DÉSIRS prend comme point de départ un texte personnel écrit en « état amoureux » qui n’était pas destiné à être partagé. « Travailler à partir du désir et de ce qu’il peut induire, me titillait. Je ne souhaitais pas parler directement de moi, mais j’étais curieuse de me laisser porter par des émotions vécues pour produire la matière du spectacle, la partager avec ma partenaire Liza Penkova, et inventer avec elle des scènes imprévues. Cela en intégrant le travail sur la technologie interactive que je développe avec le compositeur Todor Todoroff. L’autre texte dont je me suis saisie est le début d’Alice aux pays des merveilles : passer de l’autre côté du miroir me permettait d’introduire de la distance ainsi qu’une certaine dose d’humour ! » Le désir et ses nombreux reflets, celui de la violence aussi, comme ce moment qui oscille entre le jeu vidéo et la réalité d’une guérilla urbaine, où la danseuse Liza Penkova porte des capteurs de mouvement qui génèrent des sons en relation étroite avec chacun de ses gestes, amplifiant ainsi leur portée : on pense au fascisme, au terrorisme. « ’Désirs’ est une forme condensée dont la structure est basée sur la discontinuité, l’accident, la rupture. Quatre instants de vie ou de mort reliés par le fragment sous-jacent d’un texte amoureux, mais solitaire ».
Vertèbre créé et dansé en 1989, soit il y a 29 ans, sera interprété par Sara Tan. « J’ai souhaité cette transmission sous la forme de l’échange. En partageant mon expérience, mon vécu de chercheuse, d’interprète et de chorégraphe, je transmets aussi une époque, une histoire, souligne Michèle Noiret. « Le solo est une forme où l’invention du langage est très personnelle. Il ne s’agit pas simplement de décrire des mouvements pour les transmettre. Il est indispensable de retrouver la dynamique interne de tous les processus que l’on a mis en jeu, de retrouver l’origine des états de corps, des intentions. Un travail qui passe autant par les gestes que par les mots. Je transmets ce solo à Sara, une jeune danseuse à la personnalité forte et singulière, curieuse, fine, sensible et réactive à chaque détail. C’est ce qui m’a donné envie de ne reprendre que la moitié du solo et de réinventer l’autre avec elle. Se donner le temps de s’apprivoiser l’une l’autre, comme je l’ai fait avec Liza Penkova, dans DÉSIRS ainsi qu’avec David Drouard, dans le duo de Palimpseste, est une forme de résistance. Que ce soit pour une transmission ou une création, prendre le temps coûte que coûte devient presque un acte politique, allant à l’encontre d’une époque où tout doit être rapide, consommable et rentable. »

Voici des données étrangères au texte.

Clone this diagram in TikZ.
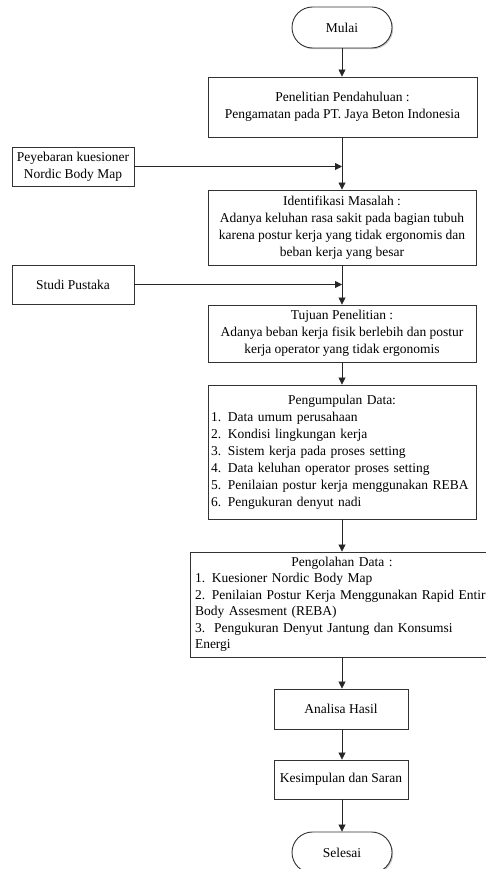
\documentclass[tikz,border=0pt]{standalone}
\usepackage{fontspec}
\setmainfont{Liberation Serif}
\usetikzlibrary{arrows.meta,shadows,shapes.misc}
\begin{document}
\begin{tikzpicture}[x=1pt,y=-1pt,
  box/.style={draw=black!80,line width=0.9pt,fill=white,inner sep=0pt,
    drop shadow={shadow xshift=1.2pt,shadow yshift=-1.2pt,fill=black!35,opacity=0.6},
    font=\fontsize{13.5}{17}\selectfont,align=center},
  term/.style={box,rounded rectangle,minimum width=100pt,minimum height=41pt},
  arr/.style={draw=black!85,line width=0.8pt,-{Triangle[length=7pt,width=7pt]}}]
\clip (0,0) rectangle (486,869);
\fill[white] (0,0) rectangle (486,869);
\node[term] (mulai) at (342,27.5) {Mulai};
\node[box,minimum width=269pt,minimum height=60pt] (pen) at (342.5,107)
  {Penelitian Pendahuluan :\\Pengamatan pada PT. Jaya Beton Indonesia};
\node[box,minimum width=122pt,minimum height=39pt] (sebar) at (73,166.5)
  {Peyebaran kuesioner\\Nordic Body Map};
\node[box,minimum width=268pt,minimum height=75pt] (ident) at (342,227.5)
  {Identifikasi Masalah :\\Adanya keluhan rasa sakit pada bagian tubuh\\karena postur kerja yang tidak ergonomis dan\\beban kerja yang besar};
\node[box,minimum width=122pt,minimum height=39pt] (studi) at (73,284.5) {Studi Pustaka};
\node[box,minimum width=268pt,minimum height=57pt] (tujuan) at (342,333.5)
  {Tujuan Penelitian :\\Adanya beban kerja fisik berlebih dan postur\\kerja operator yang tidak ergonomis};
\node[box,minimum width=268pt,minimum height=134pt,text width=262pt,align=left] (kumpul) at (342,452)
  {\makebox[\linewidth][c]{Pengumpulan Data:}\\
   \mbox{1. Data umum perusahaan}\\
   \mbox{2. Kondisi lingkungan kerja}\\
   \mbox{3. Sistem kerja pada proses setting}\\
   \mbox{4. Data keluhan operator proses setting}\\
   \mbox{5. Penilaian postur kerja menggunakan REBA}\\
   \mbox{6. Pengukuran denyut nadi}};
\node[box,minimum width=304pt,minimum height=105pt,text width=294pt,align=left,
  font=\fontsize{13.5}{16.5}\selectfont] (olah) at (342,604.5)
  {\makebox[\linewidth][c]{Pengolahan Data :}\\
   \mbox{1. Kuesioner Nordic Body Map}\\
   \mbox{2. Penilaian Postur Kerja Menggunakan Rapid Entire}\\
   \mbox{Body Assesment (REBA)}\\
   \mbox{3.\ \ Pengukuran Denyut Jantung dan Konsumsi}\\
   \mbox{Energi}};
\node[box,minimum width=134pt,minimum height=40pt] (analisa) at (341,709) {Analisa Hasil};
\node[box,minimum width=134pt,minimum height=39pt] (simpul) at (341,779.5) {Kesimpulan dan Saran};
\node[term] (selesai) at (342,852.5) {Selesai};
\coordinate (j1) at (342,166.5);
\coordinate (j2) at (342,284.5);
\draw[arr] (mulai.south) -- (mulai.south |- pen.north);
\draw[arr] (pen.south -| mulai.south) -- (mulai.south |- ident.north);
\draw[arr] (sebar.east) -- (j1);
\draw[arr] (ident.south -| mulai.south) -- (mulai.south |- tujuan.north);
\draw[arr] (studi.east) -- (j2);
\draw[arr] (tujuan.south -| mulai.south) -- (mulai.south |- kumpul.north);
\draw[arr] (kumpul.south -| mulai.south) -- (mulai.south |- olah.north);
\draw[arr] (olah.south -| mulai.south) -- (mulai.south |- analisa.north);
\draw[arr] (analisa.south -| mulai.south) -- (mulai.south |- simpul.north);
\draw[arr] (simpul.south -| mulai.south) -- (selesai.north);
\end{tikzpicture}
\end{document}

De façon plus générale, la chorégraphe aime inventer pour qualifier son travail, le vocable qui lui convient, tels les personnages chorégraphiques, ou la Danse-cinéma. « II m’importe de matérialiser la vie intérieure, de produire continuellement un sous-texte qui rend les émotions palpables, et nourrit la singularité d’une présence toujours incarnée. » Parmi les éléments récurrents et fondamentaux de son vocabulaire, se trouve dit-elle, la prise en considération du regard. « Il détermine une présence sur scène et peut transformer la perception de l’espace. » Ce n’est pas un hasard, si l’image et les caméras, multipliant les points de vue et se jouant du temps, sont apparues très tôt dans ses créations. Celles-ci décèlent la face cachée d’un espace ou d’un personnage, captent l’émotion qui ne se voit pas à l’œil nu, dévoilent simultanément un mouvement de profil ou de dos, et offre tant croisements d’écritures à explorer.

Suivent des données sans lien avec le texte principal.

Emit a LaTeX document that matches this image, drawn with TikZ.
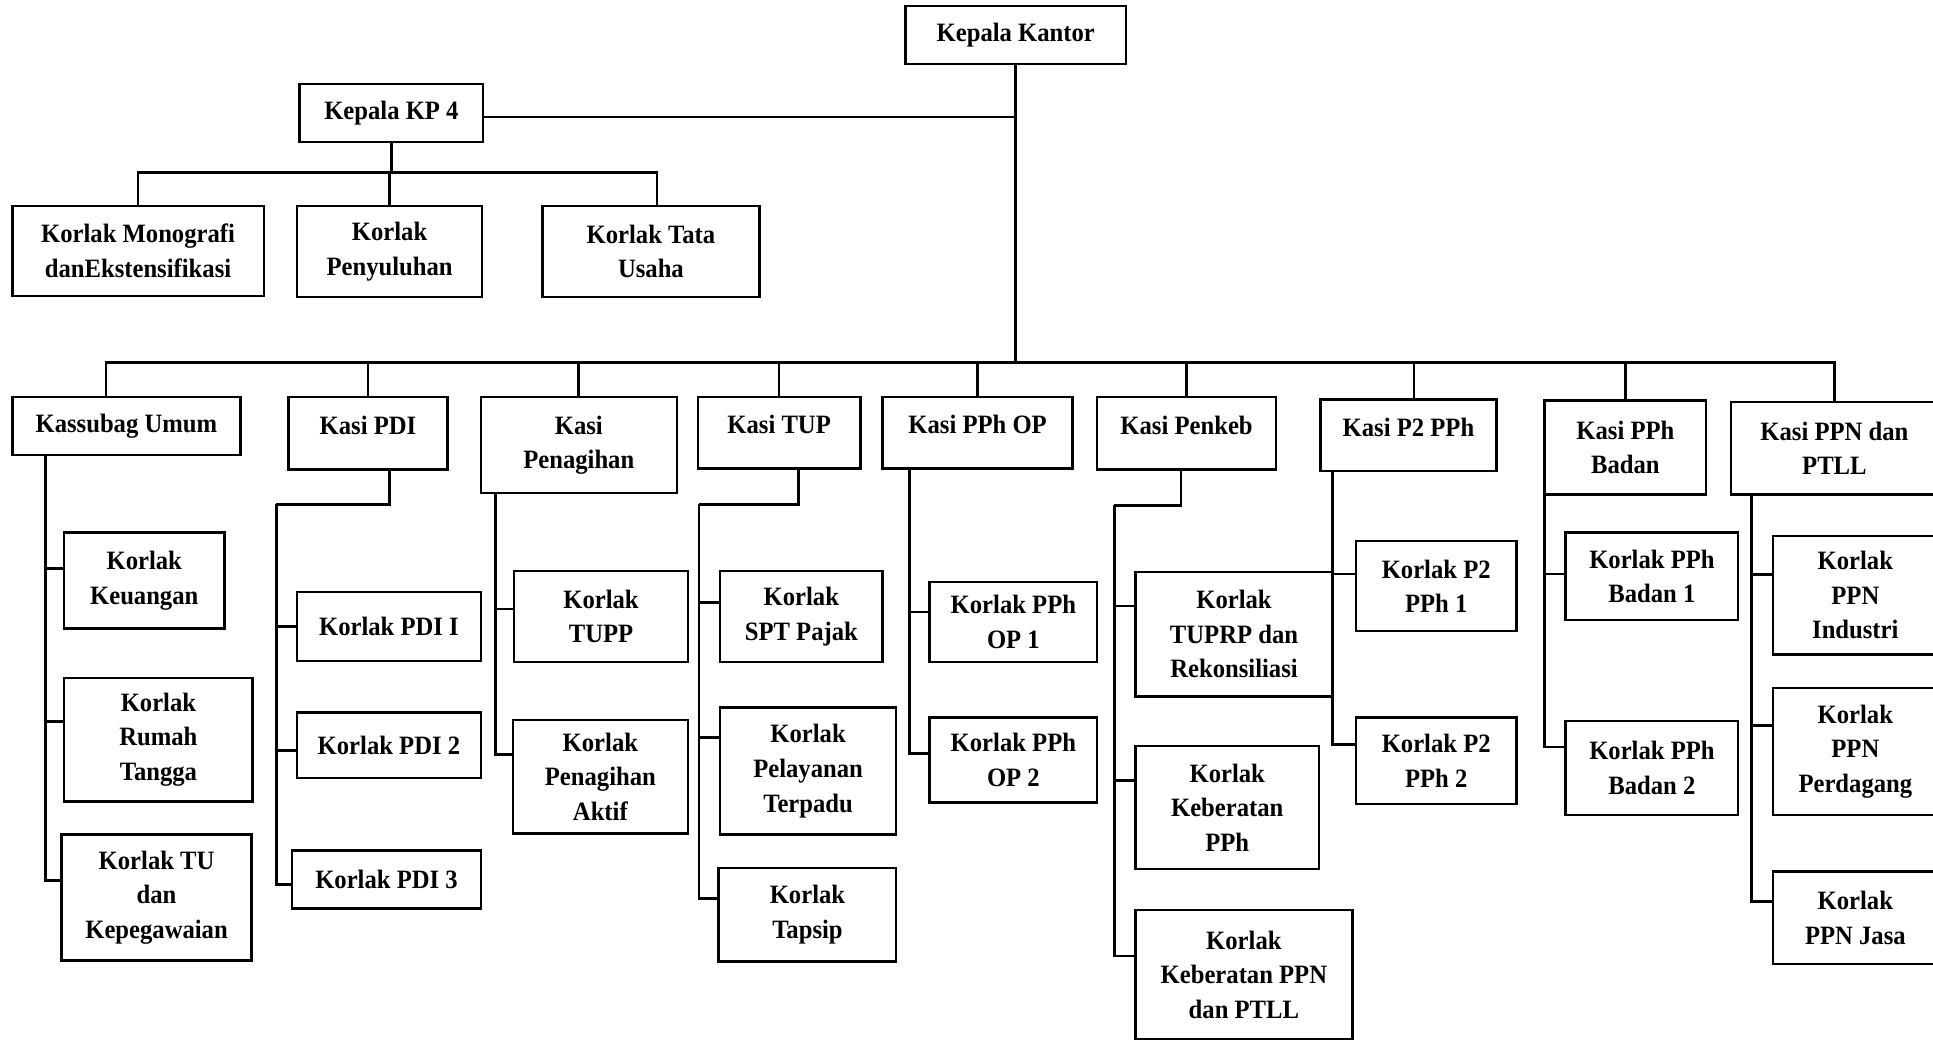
\documentclass[tikz,border=0pt]{standalone}
\usepackage{fontspec}
\setmainfont{Liberation Serif}[FakeStretch=0.93]
\usetikzlibrary{positioning}

\begin{document}
\begin{tikzpicture}[
  x=1pt,y=-1pt,
  unit/.style={draw,line width=2pt,align=center,inner sep=2pt,
               font=\bfseries\fontsize{21.5}{28}\selectfont},
  boxsize/.style 2 args={minimum width=#1,minimum height=#2},
  onerow/.style={text depth=13pt},
  link/.style={line width=2.2pt},
]
\useasboundingbox (0,0) rectangle (1568,845);

% === Top level ===
\node[unit,boxsize={179}{47}] (kk) at (824,28.5) {Kepala Kantor};
\node[unit,boxsize={149}{47}] (kp4) at (317.5,91.5) {Kepala KP 4};

\node[unit,boxsize={204}{73}] (mono) at (112,203.5) {Korlak Monografi\\danEkstensifikasi};
\node[unit,boxsize={150}{74}] (peny) at (316,204) {Korlak\\Penyuluhan};
\node[unit,boxsize={176}{74}] (tata) at (528,204) {Korlak Tata\\Usaha};

% === Kasi row ===
\node[unit,boxsize={185}{47}] (ku) at (102.5,345.5) {Kassubag Umum};
\node[unit,onerow,boxsize={129}{59}] (pdi) at (298.5,351.5) {Kasi PDI};
\node[unit,boxsize={159}{78}] (pen) at (469.5,361) {Kasi\\Penagihan};
\node[unit,onerow,boxsize={132}{58}] (tup) at (632,351) {Kasi TUP};
\node[unit,onerow,boxsize={154}{58}] (ppop) at (793,351) {Kasi PPh OP};
\node[unit,onerow,boxsize={145}{59}] (penkeb) at (962.5,351.5) {Kasi Penkeb};
\node[unit,onerow,boxsize={143}{58}] (p2) at (1142.5,353) {Kasi P2 PPh};
\node[unit,boxsize={131}{76}] (ppb) at (1318.5,363) {Kasi PPh\\Badan};
\node[unit,boxsize={168}{75}] (ppn) at (1488,363.5) {Kasi PPN dan\\PTLL};

% === Korlak boxes ===
\node[unit,boxsize={130}{78}] (keu) at (117,471) {Korlak\\Keuangan};
\node[unit,boxsize={153}{100}] (rt) at (128.5,600) {Korlak\\Rumah\\Tangga};
\node[unit,boxsize={154}{102}] (tu) at (127,728) {Korlak TU\\dan\\Kepegawaian};

\node[unit,boxsize={149}{56}] (pdi1) at (315.5,508) {Korlak PDI I};
\node[unit,boxsize={149}{53}] (pdi2) at (315.5,604.5) {Korlak PDI 2};
\node[unit,boxsize={153}{47}] (pdi3) at (313.5,713.5) {Korlak PDI 3};

\node[unit,boxsize={141}{74}] (tupp) at (487.5,500) {Korlak\\TUPP};
\node[unit,boxsize={142}{92}] (pa) at (487,630) {Korlak\\Penagihan\\Aktif};

\node[unit,boxsize={132}{74}] (spt) at (650,500) {Korlak\\SPT Pajak};
\node[unit,boxsize={143}{103}] (pt) at (655.5,625.5) {Korlak\\Pelayanan\\Terpadu};
\node[unit,boxsize={144}{76}] (taps) at (655,742) {Korlak\\Tapsip};

\node[unit,boxsize={136}{65}] (op1) at (822,504.5) {Korlak PPh\\OP 1};
\node[unit,boxsize={136}{69}] (op2) at (822,616.5) {Korlak PPh\\OP 2};

\node[unit,boxsize={160}{101}] (tuprp) at (1001,514.5) {Korlak\\TUPRP dan\\Rekonsiliasi};
\node[unit,boxsize={149}{100}] (kpph) at (995.5,655) {Korlak\\Keberatan\\PPh};
\node[unit,boxsize={176}{105}] (kppn) at (1009,790.5) {Korlak\\Keberatan PPN\\dan PTLL};

\node[unit,boxsize={130}{73}] (p21) at (1165,475.5) {Korlak P2\\PPh 1};
\node[unit,boxsize={130}{70}] (p22) at (1165,617) {Korlak P2\\PPh 2};

\node[unit,boxsize={140}{71}] (b1) at (1340,467.5) {Korlak PPh\\Badan 1};
\node[unit,boxsize={140}{76}] (b2) at (1340,623) {Korlak PPh\\Badan 2};

\node[unit,boxsize={134}{96}] (ind) at (1505,483) {Korlak\\PPN\\Industri};
\node[unit,boxsize={134}{103}] (per) at (1505,609.5) {Korlak\\PPN\\Perdagang};
\node[unit,boxsize={134}{75}] (jasa) at (1505,744.5) {Korlak\\PPN Jasa};

% === Connectors: top ===
\coordinate (kpJ) at (kk.south |- 0,95);
\draw[link] (kp4.east |- kpJ) -- (kpJ);
\coordinate (kpB) at (kp4.south |- 0,140);
\draw[link] (kp4.south) -- (kpB);
\draw[link] (kpB) -| (mono.north);
\draw[link] (kpB) -| (peny.north);
\draw[link] (kpB) -| ([xshift=5pt]tata.north);

\coordinate (bus) at (kk.south |- 0,294);
\draw[link] (kk.south) -- (bus);
\draw[link] (bus) -| ([xshift=-16.5pt]ku.north);
\foreach \n in {pdi,pen,tup,ppop,penkeb,ppb,ppn}
  \draw[link] (bus) -| (\n.north);
\draw[link] (bus) -| ([xshift=4.5pt]p2.north);

% === Connectors: Kasi to Korlak ===
\coordinate (kuT) at (ku.south -| 37,0);
\foreach \n/\s in {keu/10,rt/15,tu/14}
  \draw[link] (kuT) |- ([yshift=\s pt]\n.west);

\coordinate (pdiK) at (224,409);
\draw[link] ([xshift=17.5pt]pdi.south) |- (pdiK);
\foreach \n/\s in {pdi1/0,pdi2/-4,pdi3/-4}
  \draw[link] (pdiK) |- ([yshift=\s pt]\n.west);

\coordinate (penT) at (pen.south -| 402,0);
\foreach \n/\s in {tupp/6,pa/18}
  \draw[link] (penT) |- ([yshift=\s pt]\n.west);

\coordinate (tupK) at (567,409);
\draw[link] ([xshift=16pt]tup.south) |- (tupK);
\foreach \n/\s in {spt/11,pt/27,taps/13}
  \draw[link] (tupK) |- ([yshift=\s pt]\n.west);

\coordinate (opT) at (ppop.south -| 738,0);
\foreach \n/\s in {op1/8,op2/5}
  \draw[link] (opT) |- ([yshift=\s pt]\n.west);

\coordinate (pkK) at (904,410);
\draw[link] ([xshift=-4.5pt]penkeb.south) |- (pkK);
\foreach \n/\s in {tuprp/23,kpph/22,kppn/15}
  \draw[link] (pkK) |- ([yshift=\s pt]\n.west);

\coordinate (p2T) at (p2.south -| 1081,0);
\foreach \n/\s in {p21/10,p22/13}
  \draw[link] (p2T) |- ([yshift=\s pt]\n.west);

\coordinate (pbT) at (ppb.south -| 1253,0);
\foreach \n/\s in {b1/2,b2/17}
  \draw[link] (pbT) |- ([yshift=\s pt]\n.west);

\coordinate (pnT) at (ppn.south -| 1421,0);
\foreach \n/\s in {ind/17,per/21,jasa/13}
  \draw[link] (pnT) |- ([yshift=\s pt]\n.west);

\end{tikzpicture}
\end{document}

Avec Le chant des ruines, sa prochaine création au titre évocateur, la compagnie sera en résidence de création du 9 au 27 avril 2019, à Paris au Théâtre National de la danse de Chaillot. La première belge sera présentée les 4 et 5 octobre 2019, en ouverture de la Biennale de Charleroi danse et les 18, 19, 20, 21 et 22 février 2020, au Théâtre National à Bruxelles, dans le cadre du programme, Troïka, le nouveau partenariat entre la Monnaie, le KVS et le Théâtre National Wallonie-Bruxelles, qui vise à développer une programmation artistique commune au sein de la capitale.
Cette création réunira tous les ingrédients qui font la base et la spécificité du travail de Michèle Noiret, ils seront réinventés et épurés. « Des d’ateliers de recherches préalables ont permis d’entrevoir de nouvelles perspectives pour l’invention de la danse-cinéma plus en adéquation avec la situation et les moyens réduits dont dispose la compagnie aujourd’hui. » Une écriture épurée donc, qui fusionnera danse, cinéma, technologie sonore interactive, métamorphose scénographique, le tout porté par cinq interprètes à la forte personnalité. La chorégraphe réagit au chaos ambiant, troublant et violent qui déboussole le monde sans pour autant lui ôter tout espoir. « Je m’interroge sur le manque d’ancrage du monde actuel et ses mutations perpétuelles, qui empêchent l’être humain de tirer un enseignement durable de ses expériences ».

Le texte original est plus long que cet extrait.